The Dobbs leak set off an internal investigation — which is still ongoing — and reportedly poisoned the atmosphere at the court; another round of leaks soon followed around the possibility that some wavering had occurred from within on overturning Roe v. Wade, the landmark abortion rights case.

The leak prompted fierce criticism, especially from within the court. Justice Samuel Alito, the author of the Dobbs majority, recently called the leak a quote, “grave betrayal,” in an appearance before the conservative Heritage Foundation, suggesting that it put the lives of some of the high court’s conservative justices at risk.

By the end of the summer, it seemed that two things were true. First, this series of revelations had wreaked havoc on the court’s public image, convincing many Americans that it was a profoundly partisan institution.

And, second, members of the court’s conservative supermajority did not much seem to care.

Just look at what happened with Dobbs: Despite months of controversy and plummeting poll numbers, the court released an opinion reversing Roe that was functionally identical to the one leaked in May. Alito, author of the Dobbs opinion, even dropped in a paragraph about the court’s legitimacy, suggesting that it was not his job to worry about what the American people think.

This latest bombshell about anti-abortion groups allegedly getting tipped off in 2014 about a yet-to-be-released blockbuster ruling will test if the justices have to care about the court’s legitimacy after all.

The New York Times reported that the Rev. Rob Schenck, a former anti-abortion activist, had spent years seeking influence at the Supreme Court, developing a network of top donors and court insiders. Schenck alleges that his sources formed close relationships with Thomas, Alito and Justice Antonin Scalia — bonds so close that one couple allegedly received a tipoff about the result in a major case, Burwell v. Hobby Lobby Stores, Inc., at a dinner with Alito and his wife.

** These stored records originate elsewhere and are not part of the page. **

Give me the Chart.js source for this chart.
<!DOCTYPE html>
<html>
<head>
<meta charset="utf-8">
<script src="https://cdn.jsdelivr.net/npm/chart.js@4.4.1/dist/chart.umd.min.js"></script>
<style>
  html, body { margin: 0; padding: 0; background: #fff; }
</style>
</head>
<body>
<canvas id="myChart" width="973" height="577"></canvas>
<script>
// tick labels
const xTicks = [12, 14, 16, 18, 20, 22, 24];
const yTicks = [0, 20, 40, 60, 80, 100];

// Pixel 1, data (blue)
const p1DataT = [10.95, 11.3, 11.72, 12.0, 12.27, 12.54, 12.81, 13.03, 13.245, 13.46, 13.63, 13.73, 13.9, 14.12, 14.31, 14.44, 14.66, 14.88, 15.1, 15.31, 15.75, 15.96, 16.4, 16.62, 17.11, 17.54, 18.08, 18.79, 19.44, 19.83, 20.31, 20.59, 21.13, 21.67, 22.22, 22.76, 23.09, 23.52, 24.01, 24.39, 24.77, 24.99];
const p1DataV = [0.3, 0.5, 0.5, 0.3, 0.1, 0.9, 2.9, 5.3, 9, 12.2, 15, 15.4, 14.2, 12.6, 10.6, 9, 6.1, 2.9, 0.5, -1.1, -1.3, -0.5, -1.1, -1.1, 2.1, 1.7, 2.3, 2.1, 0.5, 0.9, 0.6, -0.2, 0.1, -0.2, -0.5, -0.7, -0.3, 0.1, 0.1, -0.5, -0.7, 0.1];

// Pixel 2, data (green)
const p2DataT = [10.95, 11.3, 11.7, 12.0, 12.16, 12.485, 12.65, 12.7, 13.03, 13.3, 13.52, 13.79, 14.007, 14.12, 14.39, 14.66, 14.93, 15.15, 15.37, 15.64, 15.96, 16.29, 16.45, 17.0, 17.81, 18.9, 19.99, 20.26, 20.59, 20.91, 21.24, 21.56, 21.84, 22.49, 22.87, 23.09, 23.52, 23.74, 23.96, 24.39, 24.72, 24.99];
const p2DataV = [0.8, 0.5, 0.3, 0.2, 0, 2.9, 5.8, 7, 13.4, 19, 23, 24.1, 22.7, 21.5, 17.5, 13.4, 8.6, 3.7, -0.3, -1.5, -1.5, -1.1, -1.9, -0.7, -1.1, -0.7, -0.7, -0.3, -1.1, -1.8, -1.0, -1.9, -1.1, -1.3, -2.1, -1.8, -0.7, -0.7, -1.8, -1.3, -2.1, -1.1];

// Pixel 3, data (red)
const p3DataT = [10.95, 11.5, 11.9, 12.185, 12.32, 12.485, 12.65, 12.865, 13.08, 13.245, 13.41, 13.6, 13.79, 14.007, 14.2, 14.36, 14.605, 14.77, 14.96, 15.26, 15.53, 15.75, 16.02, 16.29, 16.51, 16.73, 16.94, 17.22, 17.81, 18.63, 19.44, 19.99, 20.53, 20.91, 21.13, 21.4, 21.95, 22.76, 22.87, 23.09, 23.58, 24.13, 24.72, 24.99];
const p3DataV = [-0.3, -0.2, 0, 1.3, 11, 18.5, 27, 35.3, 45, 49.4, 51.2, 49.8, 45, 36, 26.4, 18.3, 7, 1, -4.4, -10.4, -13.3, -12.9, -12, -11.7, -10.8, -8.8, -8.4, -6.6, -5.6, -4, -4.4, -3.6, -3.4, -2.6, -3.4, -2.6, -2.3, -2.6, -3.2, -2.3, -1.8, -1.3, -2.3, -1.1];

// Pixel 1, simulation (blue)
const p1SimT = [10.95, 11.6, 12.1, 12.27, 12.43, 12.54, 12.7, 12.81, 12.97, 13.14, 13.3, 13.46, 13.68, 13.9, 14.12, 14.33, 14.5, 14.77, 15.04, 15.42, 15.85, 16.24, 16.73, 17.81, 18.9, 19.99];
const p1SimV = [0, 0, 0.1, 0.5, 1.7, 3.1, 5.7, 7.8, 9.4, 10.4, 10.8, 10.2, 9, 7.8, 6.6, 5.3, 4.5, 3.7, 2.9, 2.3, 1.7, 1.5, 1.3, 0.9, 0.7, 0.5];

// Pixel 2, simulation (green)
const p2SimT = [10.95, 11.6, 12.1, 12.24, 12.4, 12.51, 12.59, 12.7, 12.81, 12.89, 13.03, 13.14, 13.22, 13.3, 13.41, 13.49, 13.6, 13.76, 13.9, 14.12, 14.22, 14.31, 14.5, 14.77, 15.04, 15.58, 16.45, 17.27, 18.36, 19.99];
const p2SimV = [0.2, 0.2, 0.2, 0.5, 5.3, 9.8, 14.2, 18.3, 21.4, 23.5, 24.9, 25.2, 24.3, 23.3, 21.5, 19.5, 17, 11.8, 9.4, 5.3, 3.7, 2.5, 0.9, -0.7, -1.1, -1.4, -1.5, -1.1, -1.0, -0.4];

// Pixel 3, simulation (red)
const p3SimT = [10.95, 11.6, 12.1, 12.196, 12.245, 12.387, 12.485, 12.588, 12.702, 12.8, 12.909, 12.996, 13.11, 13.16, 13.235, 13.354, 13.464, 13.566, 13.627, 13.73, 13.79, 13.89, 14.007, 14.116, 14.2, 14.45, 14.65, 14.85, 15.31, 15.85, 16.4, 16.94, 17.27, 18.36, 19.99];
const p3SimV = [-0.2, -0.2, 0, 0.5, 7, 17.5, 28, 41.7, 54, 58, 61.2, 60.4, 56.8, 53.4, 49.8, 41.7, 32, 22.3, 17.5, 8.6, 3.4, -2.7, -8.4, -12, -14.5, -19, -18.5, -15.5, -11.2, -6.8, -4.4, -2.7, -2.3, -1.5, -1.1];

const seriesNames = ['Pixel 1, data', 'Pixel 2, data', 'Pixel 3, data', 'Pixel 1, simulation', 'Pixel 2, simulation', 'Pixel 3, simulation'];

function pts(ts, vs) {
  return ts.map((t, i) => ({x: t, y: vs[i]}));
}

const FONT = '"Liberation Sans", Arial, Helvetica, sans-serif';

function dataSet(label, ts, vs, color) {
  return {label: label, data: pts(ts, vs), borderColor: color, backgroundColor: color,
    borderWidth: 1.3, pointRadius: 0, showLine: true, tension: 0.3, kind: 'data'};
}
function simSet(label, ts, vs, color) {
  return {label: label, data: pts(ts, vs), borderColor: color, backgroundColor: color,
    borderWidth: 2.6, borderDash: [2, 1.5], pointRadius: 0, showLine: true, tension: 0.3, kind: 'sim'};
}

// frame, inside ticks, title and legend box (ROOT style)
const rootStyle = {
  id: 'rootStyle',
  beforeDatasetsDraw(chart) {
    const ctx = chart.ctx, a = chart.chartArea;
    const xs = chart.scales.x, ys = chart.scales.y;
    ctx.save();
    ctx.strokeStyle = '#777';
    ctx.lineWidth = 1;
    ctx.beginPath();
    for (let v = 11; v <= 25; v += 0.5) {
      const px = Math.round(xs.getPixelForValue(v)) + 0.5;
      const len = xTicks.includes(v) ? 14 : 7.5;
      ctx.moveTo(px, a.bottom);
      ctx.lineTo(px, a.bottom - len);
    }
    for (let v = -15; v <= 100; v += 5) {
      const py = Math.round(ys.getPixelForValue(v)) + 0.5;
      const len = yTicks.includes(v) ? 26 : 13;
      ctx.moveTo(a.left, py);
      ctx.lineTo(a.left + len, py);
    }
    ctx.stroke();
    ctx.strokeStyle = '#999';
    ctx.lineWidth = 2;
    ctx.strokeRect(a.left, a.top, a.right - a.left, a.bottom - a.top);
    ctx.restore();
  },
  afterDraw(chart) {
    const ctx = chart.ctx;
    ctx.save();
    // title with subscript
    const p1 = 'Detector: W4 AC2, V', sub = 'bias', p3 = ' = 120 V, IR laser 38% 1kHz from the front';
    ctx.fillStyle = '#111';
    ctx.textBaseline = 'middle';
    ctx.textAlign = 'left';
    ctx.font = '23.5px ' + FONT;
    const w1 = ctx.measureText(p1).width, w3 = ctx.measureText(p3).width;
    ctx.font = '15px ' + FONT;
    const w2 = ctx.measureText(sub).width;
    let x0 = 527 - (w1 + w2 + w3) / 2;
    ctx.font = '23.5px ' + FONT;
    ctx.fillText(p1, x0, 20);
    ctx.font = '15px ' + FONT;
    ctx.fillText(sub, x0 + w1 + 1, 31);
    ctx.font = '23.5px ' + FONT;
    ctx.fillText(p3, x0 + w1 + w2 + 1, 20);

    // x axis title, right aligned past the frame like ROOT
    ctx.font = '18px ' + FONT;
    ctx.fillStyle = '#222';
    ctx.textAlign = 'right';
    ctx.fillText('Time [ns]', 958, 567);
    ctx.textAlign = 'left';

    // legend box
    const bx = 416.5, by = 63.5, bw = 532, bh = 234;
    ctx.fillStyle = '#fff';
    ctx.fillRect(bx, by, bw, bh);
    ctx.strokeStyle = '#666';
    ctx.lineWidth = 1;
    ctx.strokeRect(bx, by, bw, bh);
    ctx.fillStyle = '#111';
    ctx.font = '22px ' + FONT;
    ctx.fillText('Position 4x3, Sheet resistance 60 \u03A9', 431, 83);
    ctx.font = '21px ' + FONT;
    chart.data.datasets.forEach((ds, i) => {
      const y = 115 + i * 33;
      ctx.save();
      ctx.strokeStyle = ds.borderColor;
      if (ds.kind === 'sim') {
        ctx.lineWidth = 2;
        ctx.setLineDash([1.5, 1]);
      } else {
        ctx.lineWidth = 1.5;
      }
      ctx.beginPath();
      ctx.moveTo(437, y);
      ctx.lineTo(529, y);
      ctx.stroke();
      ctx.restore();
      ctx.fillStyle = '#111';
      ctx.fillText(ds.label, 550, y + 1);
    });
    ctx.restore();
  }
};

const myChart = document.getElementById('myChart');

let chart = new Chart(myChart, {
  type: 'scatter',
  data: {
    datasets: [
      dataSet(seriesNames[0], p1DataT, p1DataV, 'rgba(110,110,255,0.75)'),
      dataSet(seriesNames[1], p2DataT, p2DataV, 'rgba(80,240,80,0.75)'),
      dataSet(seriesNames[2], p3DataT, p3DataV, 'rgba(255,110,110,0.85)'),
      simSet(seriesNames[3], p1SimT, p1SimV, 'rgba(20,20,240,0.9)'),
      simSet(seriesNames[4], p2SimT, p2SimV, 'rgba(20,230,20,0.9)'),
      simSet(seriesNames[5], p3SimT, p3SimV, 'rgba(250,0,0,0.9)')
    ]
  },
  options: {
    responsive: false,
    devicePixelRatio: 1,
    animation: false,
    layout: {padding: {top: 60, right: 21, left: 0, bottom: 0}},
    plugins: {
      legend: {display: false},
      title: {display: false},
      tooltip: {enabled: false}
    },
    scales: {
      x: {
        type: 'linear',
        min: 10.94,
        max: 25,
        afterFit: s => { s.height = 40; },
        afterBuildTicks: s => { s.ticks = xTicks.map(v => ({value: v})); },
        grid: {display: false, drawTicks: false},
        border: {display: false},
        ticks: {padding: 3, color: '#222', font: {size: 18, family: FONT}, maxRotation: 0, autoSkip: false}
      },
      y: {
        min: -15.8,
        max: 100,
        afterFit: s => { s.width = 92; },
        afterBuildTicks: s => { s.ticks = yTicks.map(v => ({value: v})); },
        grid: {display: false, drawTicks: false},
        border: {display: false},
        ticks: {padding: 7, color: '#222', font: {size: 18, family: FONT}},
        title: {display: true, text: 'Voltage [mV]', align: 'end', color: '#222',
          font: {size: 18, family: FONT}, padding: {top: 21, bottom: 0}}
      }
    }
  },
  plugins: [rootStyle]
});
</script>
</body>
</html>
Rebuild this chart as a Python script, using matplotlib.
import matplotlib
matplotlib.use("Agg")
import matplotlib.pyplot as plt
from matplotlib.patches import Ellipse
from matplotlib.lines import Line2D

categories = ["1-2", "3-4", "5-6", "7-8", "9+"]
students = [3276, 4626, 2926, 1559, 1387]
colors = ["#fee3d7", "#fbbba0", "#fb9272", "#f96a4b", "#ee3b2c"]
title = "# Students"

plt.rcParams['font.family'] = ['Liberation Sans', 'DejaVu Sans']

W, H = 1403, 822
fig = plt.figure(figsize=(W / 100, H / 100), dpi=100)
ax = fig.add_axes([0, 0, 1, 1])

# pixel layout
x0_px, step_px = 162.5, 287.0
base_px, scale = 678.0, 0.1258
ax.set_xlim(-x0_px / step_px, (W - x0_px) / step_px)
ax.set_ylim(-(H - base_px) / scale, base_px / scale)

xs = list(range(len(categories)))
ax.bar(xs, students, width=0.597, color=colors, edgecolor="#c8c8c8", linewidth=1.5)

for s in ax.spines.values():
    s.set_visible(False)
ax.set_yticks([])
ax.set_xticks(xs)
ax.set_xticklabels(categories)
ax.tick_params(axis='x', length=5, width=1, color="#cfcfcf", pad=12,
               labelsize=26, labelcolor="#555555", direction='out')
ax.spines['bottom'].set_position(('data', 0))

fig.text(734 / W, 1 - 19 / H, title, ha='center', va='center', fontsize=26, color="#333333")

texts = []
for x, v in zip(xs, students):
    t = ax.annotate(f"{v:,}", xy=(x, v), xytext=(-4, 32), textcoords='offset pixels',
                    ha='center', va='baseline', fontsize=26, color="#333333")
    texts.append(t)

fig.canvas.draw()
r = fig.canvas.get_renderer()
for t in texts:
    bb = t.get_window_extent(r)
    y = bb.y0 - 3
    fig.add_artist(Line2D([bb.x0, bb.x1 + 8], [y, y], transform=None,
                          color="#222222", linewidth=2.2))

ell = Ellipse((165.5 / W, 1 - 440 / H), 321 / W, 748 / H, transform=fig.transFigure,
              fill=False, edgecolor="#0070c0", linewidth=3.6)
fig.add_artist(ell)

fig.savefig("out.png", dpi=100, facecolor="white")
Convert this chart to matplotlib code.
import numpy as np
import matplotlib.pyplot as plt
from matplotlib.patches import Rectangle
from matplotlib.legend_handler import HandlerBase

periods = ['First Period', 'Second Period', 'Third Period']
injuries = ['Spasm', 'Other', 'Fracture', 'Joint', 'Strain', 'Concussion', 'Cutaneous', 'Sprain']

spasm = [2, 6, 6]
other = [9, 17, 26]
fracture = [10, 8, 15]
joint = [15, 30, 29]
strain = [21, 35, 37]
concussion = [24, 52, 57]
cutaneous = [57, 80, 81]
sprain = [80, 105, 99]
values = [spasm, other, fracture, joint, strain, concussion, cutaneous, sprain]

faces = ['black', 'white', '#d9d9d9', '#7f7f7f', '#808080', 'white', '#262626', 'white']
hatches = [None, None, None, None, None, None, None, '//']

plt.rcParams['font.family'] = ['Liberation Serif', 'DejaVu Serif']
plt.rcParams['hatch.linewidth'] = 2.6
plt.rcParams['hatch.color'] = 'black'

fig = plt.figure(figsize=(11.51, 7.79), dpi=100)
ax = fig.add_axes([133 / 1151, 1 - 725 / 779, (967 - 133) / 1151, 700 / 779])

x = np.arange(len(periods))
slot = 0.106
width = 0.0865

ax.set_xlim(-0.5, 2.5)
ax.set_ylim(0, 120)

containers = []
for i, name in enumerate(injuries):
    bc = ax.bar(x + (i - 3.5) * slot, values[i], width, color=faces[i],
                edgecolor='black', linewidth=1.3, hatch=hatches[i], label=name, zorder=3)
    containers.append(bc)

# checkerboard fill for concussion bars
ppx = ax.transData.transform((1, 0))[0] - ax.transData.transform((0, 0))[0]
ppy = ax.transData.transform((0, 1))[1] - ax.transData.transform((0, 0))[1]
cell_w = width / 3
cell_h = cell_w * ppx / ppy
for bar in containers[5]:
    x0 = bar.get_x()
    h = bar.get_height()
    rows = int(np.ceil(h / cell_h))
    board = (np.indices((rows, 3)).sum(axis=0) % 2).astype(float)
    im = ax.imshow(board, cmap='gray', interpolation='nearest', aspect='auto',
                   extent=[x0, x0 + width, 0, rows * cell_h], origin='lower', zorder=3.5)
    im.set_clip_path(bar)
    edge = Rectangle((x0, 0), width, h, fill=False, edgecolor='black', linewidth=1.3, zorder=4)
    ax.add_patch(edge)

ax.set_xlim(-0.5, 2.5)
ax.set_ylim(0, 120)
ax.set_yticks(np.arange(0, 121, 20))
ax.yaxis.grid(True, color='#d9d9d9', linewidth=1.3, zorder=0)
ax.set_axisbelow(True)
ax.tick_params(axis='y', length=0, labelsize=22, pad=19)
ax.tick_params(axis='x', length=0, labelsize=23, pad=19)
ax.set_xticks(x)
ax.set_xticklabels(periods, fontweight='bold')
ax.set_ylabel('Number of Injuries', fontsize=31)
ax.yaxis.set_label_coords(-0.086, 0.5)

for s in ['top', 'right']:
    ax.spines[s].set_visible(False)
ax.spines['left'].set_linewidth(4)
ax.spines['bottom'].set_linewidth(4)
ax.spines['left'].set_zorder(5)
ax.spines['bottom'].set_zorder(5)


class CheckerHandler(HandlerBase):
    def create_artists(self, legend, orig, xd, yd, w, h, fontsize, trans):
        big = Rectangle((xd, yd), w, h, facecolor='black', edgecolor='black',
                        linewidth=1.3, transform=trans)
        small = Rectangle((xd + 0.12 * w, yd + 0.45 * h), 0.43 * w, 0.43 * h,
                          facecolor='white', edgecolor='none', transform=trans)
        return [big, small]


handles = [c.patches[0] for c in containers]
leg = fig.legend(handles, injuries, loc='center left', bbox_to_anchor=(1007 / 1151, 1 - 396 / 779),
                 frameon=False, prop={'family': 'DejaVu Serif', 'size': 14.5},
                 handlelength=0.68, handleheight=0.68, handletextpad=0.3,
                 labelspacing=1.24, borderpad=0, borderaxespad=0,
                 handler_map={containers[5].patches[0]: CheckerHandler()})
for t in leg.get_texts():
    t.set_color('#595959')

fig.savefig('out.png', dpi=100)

The Hobby Lobby case involved a challenge to the so-called contraceptive mandate of the Affordable Care Act, which required employers to cover all female contraceptives approved by the Food and Drug Administration. The owners of some for-profit businesses argued that these forms of birth control were actually abortion-inducing drugs — and that forcing employers to cover them violated employers’ rights.

According to the Times, Schenck said he was told that the employers would win the case from a conservative donor who had close social ties to Alito and his wife — and that Alito had written the majority opinion.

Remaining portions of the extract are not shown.